Written task: Transcribe the material in full. Nothing should differ except that the pictures are left out.

Dataset content:
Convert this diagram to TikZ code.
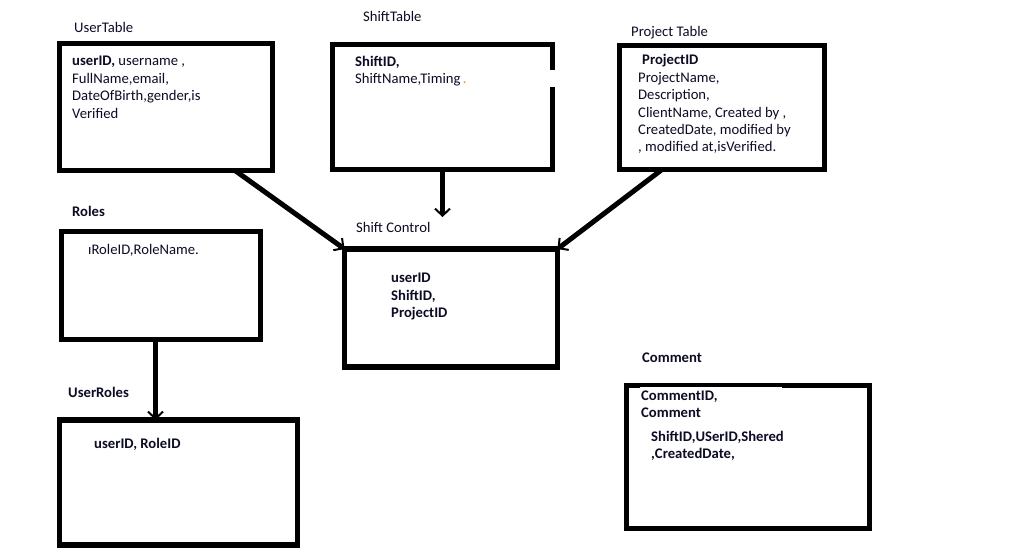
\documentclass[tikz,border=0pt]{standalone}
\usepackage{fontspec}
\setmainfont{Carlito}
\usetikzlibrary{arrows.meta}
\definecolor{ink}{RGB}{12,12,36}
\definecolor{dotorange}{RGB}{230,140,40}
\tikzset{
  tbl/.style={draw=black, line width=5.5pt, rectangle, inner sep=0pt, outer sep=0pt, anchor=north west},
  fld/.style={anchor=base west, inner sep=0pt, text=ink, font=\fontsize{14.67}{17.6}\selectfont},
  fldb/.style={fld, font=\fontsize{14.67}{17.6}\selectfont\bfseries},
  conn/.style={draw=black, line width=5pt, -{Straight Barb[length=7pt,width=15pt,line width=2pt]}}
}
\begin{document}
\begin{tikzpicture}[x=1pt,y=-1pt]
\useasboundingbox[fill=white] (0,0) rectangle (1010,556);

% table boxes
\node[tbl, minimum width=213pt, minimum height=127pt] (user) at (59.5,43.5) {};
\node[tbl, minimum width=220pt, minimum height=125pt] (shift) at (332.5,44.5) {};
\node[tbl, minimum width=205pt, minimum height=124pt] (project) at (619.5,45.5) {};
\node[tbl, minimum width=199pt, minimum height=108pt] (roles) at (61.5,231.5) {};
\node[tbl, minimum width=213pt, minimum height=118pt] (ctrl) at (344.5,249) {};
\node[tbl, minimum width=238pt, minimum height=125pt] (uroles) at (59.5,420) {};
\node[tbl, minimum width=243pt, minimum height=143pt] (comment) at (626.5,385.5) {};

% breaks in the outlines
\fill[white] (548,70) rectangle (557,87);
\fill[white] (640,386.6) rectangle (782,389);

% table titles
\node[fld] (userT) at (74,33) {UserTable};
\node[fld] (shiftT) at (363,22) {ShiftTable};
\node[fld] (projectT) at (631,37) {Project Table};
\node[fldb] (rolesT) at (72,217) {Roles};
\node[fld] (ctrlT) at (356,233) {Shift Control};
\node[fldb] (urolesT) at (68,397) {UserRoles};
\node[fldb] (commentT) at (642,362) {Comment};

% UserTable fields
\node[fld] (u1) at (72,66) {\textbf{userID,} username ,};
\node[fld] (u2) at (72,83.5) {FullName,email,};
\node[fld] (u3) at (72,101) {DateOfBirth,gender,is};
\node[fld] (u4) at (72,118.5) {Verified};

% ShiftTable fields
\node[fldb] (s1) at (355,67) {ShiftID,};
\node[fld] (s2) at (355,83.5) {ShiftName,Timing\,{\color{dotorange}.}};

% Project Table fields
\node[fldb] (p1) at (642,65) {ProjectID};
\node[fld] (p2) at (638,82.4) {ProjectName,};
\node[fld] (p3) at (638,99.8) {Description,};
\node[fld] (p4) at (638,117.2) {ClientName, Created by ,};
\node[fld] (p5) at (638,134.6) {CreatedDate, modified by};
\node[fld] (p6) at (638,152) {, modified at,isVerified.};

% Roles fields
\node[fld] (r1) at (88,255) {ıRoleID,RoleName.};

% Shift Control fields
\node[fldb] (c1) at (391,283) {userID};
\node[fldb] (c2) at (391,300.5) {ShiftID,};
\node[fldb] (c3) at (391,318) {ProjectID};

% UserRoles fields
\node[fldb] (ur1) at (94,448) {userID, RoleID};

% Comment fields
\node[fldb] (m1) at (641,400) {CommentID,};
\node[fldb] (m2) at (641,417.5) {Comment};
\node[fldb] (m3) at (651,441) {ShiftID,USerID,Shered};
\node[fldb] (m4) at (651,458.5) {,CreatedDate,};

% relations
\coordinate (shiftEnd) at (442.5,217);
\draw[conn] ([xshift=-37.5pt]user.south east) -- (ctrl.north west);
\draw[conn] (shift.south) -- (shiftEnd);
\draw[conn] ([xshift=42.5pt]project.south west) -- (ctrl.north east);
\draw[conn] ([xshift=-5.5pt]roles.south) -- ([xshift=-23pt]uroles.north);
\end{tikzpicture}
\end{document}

Output of the exercise:
Convert this diagram to TikZ code.
\documentclass[tikz,border=0pt]{standalone}
\usepackage{fontspec}
\setmainfont{Carlito}
\usetikzlibrary{arrows.meta}
\definecolor{ink}{RGB}{12,12,36}
\definecolor{dotorange}{RGB}{230,140,40}
\tikzset{
  tbl/.style={draw=black, line width=5.5pt, rectangle, inner sep=0pt, outer sep=0pt, anchor=north west},
  fld/.style={anchor=base west, inner sep=0pt, text=ink, font=\fontsize{14.67}{17.6}\selectfont},
  fldb/.style={fld, font=\fontsize{14.67}{17.6}\selectfont\bfseries},
  conn/.style={draw=black, line width=5pt, -{Straight Barb[length=7pt,width=15pt,line width=2pt]}}
}
\begin{document}
\begin{tikzpicture}[x=1pt,y=-1pt]
\useasboundingbox[fill=white] (0,0) rectangle (1010,556);

% table boxes
\node[tbl, minimum width=213pt, minimum height=127pt] (user) at (59.5,43.5) {};
\node[tbl, minimum width=220pt, minimum height=125pt] (shift) at (332.5,44.5) {};
\node[tbl, minimum width=205pt, minimum height=124pt] (project) at (619.5,45.5) {};
\node[tbl, minimum width=199pt, minimum height=108pt] (roles) at (61.5,231.5) {};
\node[tbl, minimum width=213pt, minimum height=118pt] (ctrl) at (344.5,249) {};
\node[tbl, minimum width=238pt, minimum height=125pt] (uroles) at (59.5,420) {};
\node[tbl, minimum width=243pt, minimum height=143pt] (comment) at (626.5,385.5) {};

% breaks in the outlines
\fill[white] (548,70) rectangle (557,87);
\fill[white] (640,386.6) rectangle (782,389);

% table titles
\node[fld] (userT) at (74,33) {UserTable};
\node[fld] (shiftT) at (363,22) {ShiftTable};
\node[fld] (projectT) at (631,37) {Project Table};
\node[fldb] (rolesT) at (72,217) {Roles};
\node[fld] (ctrlT) at (356,233) {Shift Control};
\node[fldb] (urolesT) at (68,397) {UserRoles};
\node[fldb] (commentT) at (642,362) {Comment};

% UserTable fields
\node[fld] (u1) at (72,66) {\textbf{userID,} username ,};
\node[fld] (u2) at (72,83.5) {FullName,email,};
\node[fld] (u3) at (72,101) {DateOfBirth,gender,is};
\node[fld] (u4) at (72,118.5) {Verified};

% ShiftTable fields
\node[fldb] (s1) at (355,67) {ShiftID,};
\node[fld] (s2) at (355,83.5) {ShiftName,Timing\,{\color{dotorange}.}};

% Project Table fields
\node[fldb] (p1) at (642,65) {ProjectID};
\node[fld] (p2) at (638,82.4) {ProjectName,};
\node[fld] (p3) at (638,99.8) {Description,};
\node[fld] (p4) at (638,117.2) {ClientName, Created by ,};
\node[fld] (p5) at (638,134.6) {CreatedDate, modified by};
\node[fld] (p6) at (638,152) {, modified at,isVerified.};

% Roles fields
\node[fld] (r1) at (88,255) {ıRoleID,RoleName.};

% Shift Control fields
\node[fldb] (c1) at (391,283) {userID};
\node[fldb] (c2) at (391,300.5) {ShiftID,};
\node[fldb] (c3) at (391,318) {ProjectID};

% UserRoles fields
\node[fldb] (ur1) at (94,448) {userID, RoleID};

% Comment fields
\node[fldb] (m1) at (641,400) {CommentID,};
\node[fldb] (m2) at (641,417.5) {Comment};
\node[fldb] (m3) at (651,441) {ShiftID,USerID,Shered};
\node[fldb] (m4) at (651,458.5) {,CreatedDate,};

% relations
\coordinate (shiftEnd) at (442.5,217);
\draw[conn] ([xshift=-37.5pt]user.south east) -- (ctrl.north west);
\draw[conn] (shift.south) -- (shiftEnd);
\draw[conn] ([xshift=42.5pt]project.south west) -- (ctrl.north east);
\draw[conn] ([xshift=-5.5pt]roles.south) -- ([xshift=-23pt]uroles.north);
\end{tikzpicture}
\end{document}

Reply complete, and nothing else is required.